A tall, thin black man with "a low haircut," someone she did not know, stood off to the side. She asked Joshua who the stranger was, and the man quickly responded, "I'm his cousin."

"DeAndre looked up at him like it wasn't his cousin, but like he didn't want to disagree with him, like he was afraid," Webb recalled.

Webb said Joshua turned around and trotted down the stairs. The unknown man followed, catching up to Joshua in the parking lot. They walked away together, Webb said.

At 8:15 a.m. Joshua's corpse was found in the driver's seat of his white Pontiac Grand Prix. He had been shot once in the head, and set on fire with some sort of accelerant that left burns on his arm, fingers and legs. Police say they believe he had been dead for several hours.

Word spread quickly, fueled by blogs and Facebook postings, that Joshua had been murdered because he had testified before the grand jury investigating Brown's death, but authorities say he was never a witness.

There has been no indication that Joshua and Brown knew each other, but they did have connections. Webb was one. Another was Joshua's longtime friend Dorian Johnson, who had been with Brown when he was killed and subsequently told contradictory stories about what had occurred.

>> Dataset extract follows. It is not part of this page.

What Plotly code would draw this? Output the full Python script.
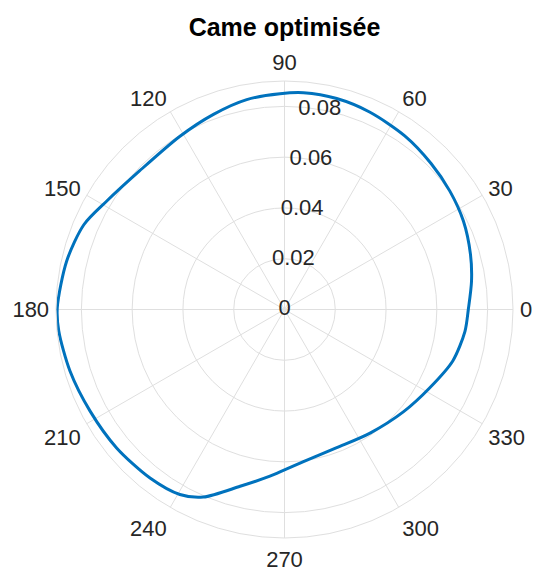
import plotly.graph_objects as go

# Cam profile: polar angle (degrees) and radius (m)
theta_deg = [0, 8.6, 16.5, 26.3, 35.6, 44.9, 55.3, 66.7, 76.1, 85, 91.2, 100.2,
             110, 121.1, 136.3, 148.6, 157.1, 167.5, 179.6, 185.5, 196, 207.6,
             219.5, 231.4, 240.5, 246.6, 255.9, 265, 268.4, 277.1, 290.7, 304.7,
             319.4, 331.7, 343, 353.1, 360]
radius = [0.0724, 0.0745, 0.0764, 0.0786, 0.0801, 0.0815, 0.0832, 0.0847, 0.0856,
          0.0857, 0.0850, 0.0840, 0.0818, 0.0797, 0.0790, 0.0820, 0.0858, 0.0879,
          0.0895, 0.0893, 0.0879, 0.0864, 0.0857, 0.0849, 0.0837, 0.0805, 0.0718,
          0.0659, 0.0640, 0.0604, 0.0582, 0.0592, 0.0618, 0.0650, 0.0693, 0.0716,
          0.0724]

r_ticks = [0, 0.02, 0.04, 0.06, 0.08]
r_tick_labels = ["0", "0.02", "0.04", "0.06", "0.08"]
theta_ticks = list(range(0, 360, 30))
theta_tick_labels = [str(t) for t in theta_ticks]
r_label_angle = 80
r_max = 0.09

title_text = "Came optimisée"

grid_col = "#DFDFDF"
text_col = "#262626"
line_col = "#0072BD"
font_family = "Arial, 'Liberation Sans', Helvetica, sans-serif"

fig = go.Figure()

fig.add_trace(go.Scatterpolar(
    r=radius, theta=theta_deg, mode="lines",
    line=dict(color=line_col, width=3, shape="spline", smoothing=0.8),
    hoverinfo="skip", showlegend=False,
))

# Radial tick labels set along the 80-degree spoke
fig.add_trace(go.Scatterpolar(
    r=r_ticks, theta=[r_label_angle] * len(r_ticks), mode="text",
    text=r_tick_labels, textposition="middle center",
    textfont=dict(size=22, color=text_col, family=font_family),
    hoverinfo="skip", showlegend=False, cliponaxis=False,
))

fig.update_layout(
    width=534, height=572,
    margin=dict(l=56, r=21, t=81, b=34),
    paper_bgcolor="white",
    font=dict(family=font_family, color=text_col),
    title=dict(text="<b>" + title_text + "</b>", x=284.5 / 534, xanchor="center",
               y=1 - 27 / 572, yanchor="middle", yref="container",
               font=dict(size=25, color="black", family=font_family)),
    polar=dict(
        bgcolor="white",
        domain=dict(x=[0, 1], y=[0, 1]),
        radialaxis=dict(range=[0, r_max], tickvals=r_ticks[1:], showticklabels=False,
                        ticks="", showline=False, gridcolor=grid_col, gridwidth=1),
        angularaxis=dict(direction="counterclockwise", rotation=0,
                         tickvals=theta_ticks, ticktext=theta_tick_labels,
                         ticks="outside", ticklen=2, tickcolor="rgba(0,0,0,0)",
                         showline=True, linecolor=grid_col, linewidth=1,
                         gridcolor=grid_col, gridwidth=1,
                         tickfont=dict(size=22, color=text_col, family=font_family)),
    ),
)

fig.write_html("out.html")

Police won't say if they recovered iPads or a gun in the car with Joshua's body, citing the ongoing investigation. Joshua's mother, Maria Joshua, said investigators found $360 in her son's pocket. It's not clear, then, if robbery was a motive.

Maria Joshua said the description of the man given by Webb does not resemble any of her son's cousins.

She pleaded for help in finding her son's killer.

"Just put yourself in my shoes," she said. "What if it was your family member?"